Cabinet, by formal conclusion and supporting correspondence, has officially confirmed Troy Allen as ‘Director of the Youth Education & Empowerment Programme (YEEP)’ within the Ministry of Social Transformation.

Allen has been functioning de facto in that capacity for several years, with tacit understanding of his position and functions, but had until now been officially designated as ‘Program Officer in charge of YEEP’.

Despite repeated plaudits from Cabinet and almost universal public acclaim for his performance, there appear to have been some bureaucratic frictions about him being described as ‘Director’ and where this placed him in the Ministry’s line of rank and seniority.

Some other ‘Director-level’ department heads who Allen encountered are said to have not infrequently bristled at suggestions of him being on the same appointment grade-level with them, and not their subordinate, as they apparently assumed or preferred.

There have been reports of tensions being so rife in recent times that the achievements of YEEP have been threatened, with even administrative authorization to pay its tutorial staff in danger of being held hostage.

But after a succession of pointed Cabinet statements overwhelmingly in his favour, a decision by the nation’s highest executive body since the end of April this year has now been operationalized.

An elated Allen told Pointe Xpress, “The programme is respected by every political party in this country.”

He names some of the Opposition politicians who are supportive of YEEP and his contribution to its work. “In particular, Jacqui Quinn, Joanne Massiah, Anthony Stuart, Richard Lewis, Baldwin Spencer, and other members of the United Progressive Party, and the DNA (Democratic National Alliance).”

He said being formally appointed as Director of YEEP gives him “the handle to manage and implement certain things I could not do before”.

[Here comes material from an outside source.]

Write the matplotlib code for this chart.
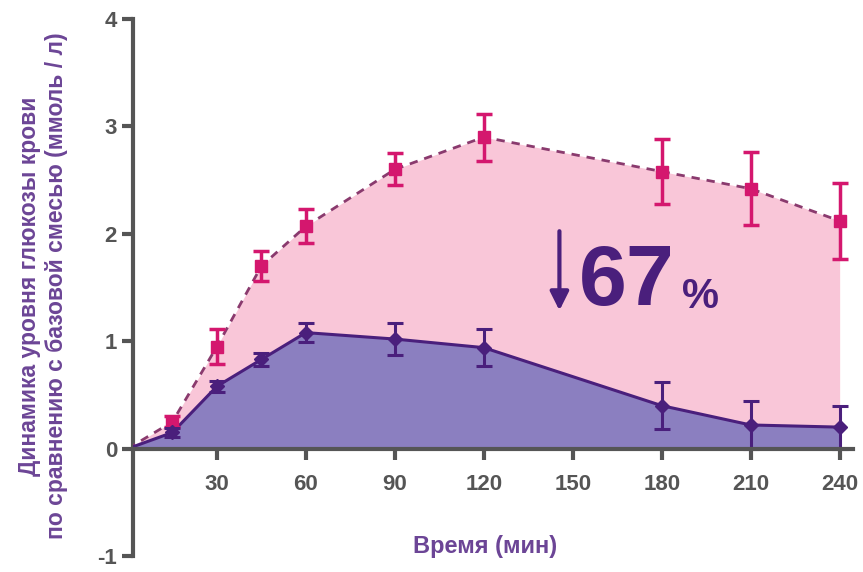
import numpy as np
import matplotlib
matplotlib.use('Agg')
import matplotlib.pyplot as plt

# time points (min) and glucose change vs base mix (mmol/l)
time_min = [0, 15, 30, 45, 60, 90, 120, 180, 210, 240]
pink_mean = [0, 0.25, 0.95, 1.70, 2.07, 2.60, 2.90, 2.58, 2.42, 2.12]
pink_err = [0, 0.05, 0.16, 0.14, 0.16, 0.15, 0.22, 0.30, 0.34, 0.35]
purple_mean = [0, 0.15, 0.58, 0.83, 1.08, 1.02, 0.94, 0.40, 0.22, 0.20]
purple_err = [0, 0.04, 0.05, 0.06, 0.09, 0.15, 0.17, 0.22, 0.22, 0.20]

x_ticks = [30, 60, 90, 120, 150, 180, 210, 240]
y_ticks = [-1, 0, 1, 2, 3, 4]

pink_fill = '#f9c6d8'
purple_fill = '#8b7fc0'
pink_mark = '#d4176e'
purple_line = '#4a1f7c'
axis_grey = '#555555'
label_purple = '#6c4596'

plt.rcParams['font.family'] = ['Liberation Sans', 'DejaVu Sans']
plt.rcParams['axes.unicode_minus'] = False

fig = plt.figure(figsize=(8.63, 5.72), dpi=100)
ax = fig.add_axes([133 / 863, 16 / 572, 720 / 863, 537 / 572])

ax.fill_between(time_min, 0, pink_mean, color=pink_fill, lw=0, zorder=1)
ax.fill_between(time_min, 0, purple_mean, color=purple_fill, lw=0, zorder=2)

ax.plot(time_min, pink_mean, ls=(0, (3, 2.5)), color='#8a3a6e', lw=2, zorder=3)
ax.plot(time_min, purple_mean, color=purple_line, lw=2.2, zorder=3)

ax.errorbar(time_min[1:], pink_mean[1:], yerr=pink_err[1:], fmt='s', color=pink_mark,
            ms=8, elinewidth=2.5, capsize=6, capthick=2.5, zorder=4)
ax.errorbar(time_min[1:], purple_mean[1:], yerr=purple_err[1:], fmt='D', color=purple_line,
            ms=7.5, elinewidth=2.2, capsize=6, capthick=2.2, zorder=5)

# reduction annotation
ax.annotate('', xy=(145.5, 1.26), xytext=(145.5, 2.05),
            arrowprops=dict(arrowstyle='-|>', color=purple_line, lw=3,
                            mutation_scale=28), zorder=6)
ax.text(152, 1.54, '67', fontsize=62, fontweight='bold', color=purple_line,
        ha='left', va='center', zorder=6)
ax.text(187, 1.41, '%', fontsize=30, fontweight='bold', color=purple_line,
        ha='left', va='center', zorder=6)

ax.set_xlim(1.7, 244.5)
ax.set_ylim(-1, 4)
ax.set_xticks(x_ticks)
ax.set_yticks(y_ticks)

for s in ['top', 'right']:
    ax.spines[s].set_visible(False)
ax.spines['bottom'].set_position(('data', 0))
ax.spines['left'].set_color(axis_grey)
ax.spines['bottom'].set_color(axis_grey)
ax.spines['left'].set_linewidth(3)
ax.spines['bottom'].set_linewidth(3)
ax.spines['bottom'].set_zorder(7)

ax.tick_params(axis='both', colors=axis_grey, width=3, length=8, direction='out',
               labelsize=16)
ax.tick_params(axis='x', pad=10)
for lab in ax.get_xticklabels() + ax.get_yticklabels():
    lab.set_fontweight('bold')
    lab.set_color(axis_grey)

fig.text(0.05, 0.50, 'Динамика уровня глюкозы крови\nпо сравнению с базовой смесью (ммоль / л)',
         rotation=90, ha='center', va='center', fontsize=16.5, fontweight='bold',
         color=label_purple, linespacing=1.25)
fig.text(0.562, 0.045, 'Время (мин)', ha='center', va='center', fontsize=17,
         fontweight='bold', color=label_purple)

fig.savefig('out.png', dpi=100)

Cabinet has approved the refurbishment of the old Otto’s Comprehensive School into a new facility to house YEEP, which is currently operating out of cramped improvised quarters. The refurbishment is to be undertaken by the Ministry of Works.

Allen is not just the head of YEEP, but its founder as well – dating back to 2015 when he pitched the idea to the one-year-old government of Prime Minister Gaston Browne who welcomed and embraced with the enthusiastic endorsement of then Youth Affairs Minister Samantha Marshall. 

The programme was officially launched in February 2016. Its first batch of students was planned to be no more than 50, but ballooned instantly to 175 due to an unexpectedly high number of applications that Allen and Cabinet felt they could not, in good conscience, turn away.

By the second year, 2017, that number had risen to 525 – and to 975 in 2018.

The increasing enrolment continued the following year to 1,260 in 2019, and to more than 1,600 in 2020.

“Presently, because of the COVID and vaccine mandates, etc, we are down to 400 students, since we don’t have adequate space to accommodate the social distancing and so on,” Allen explained.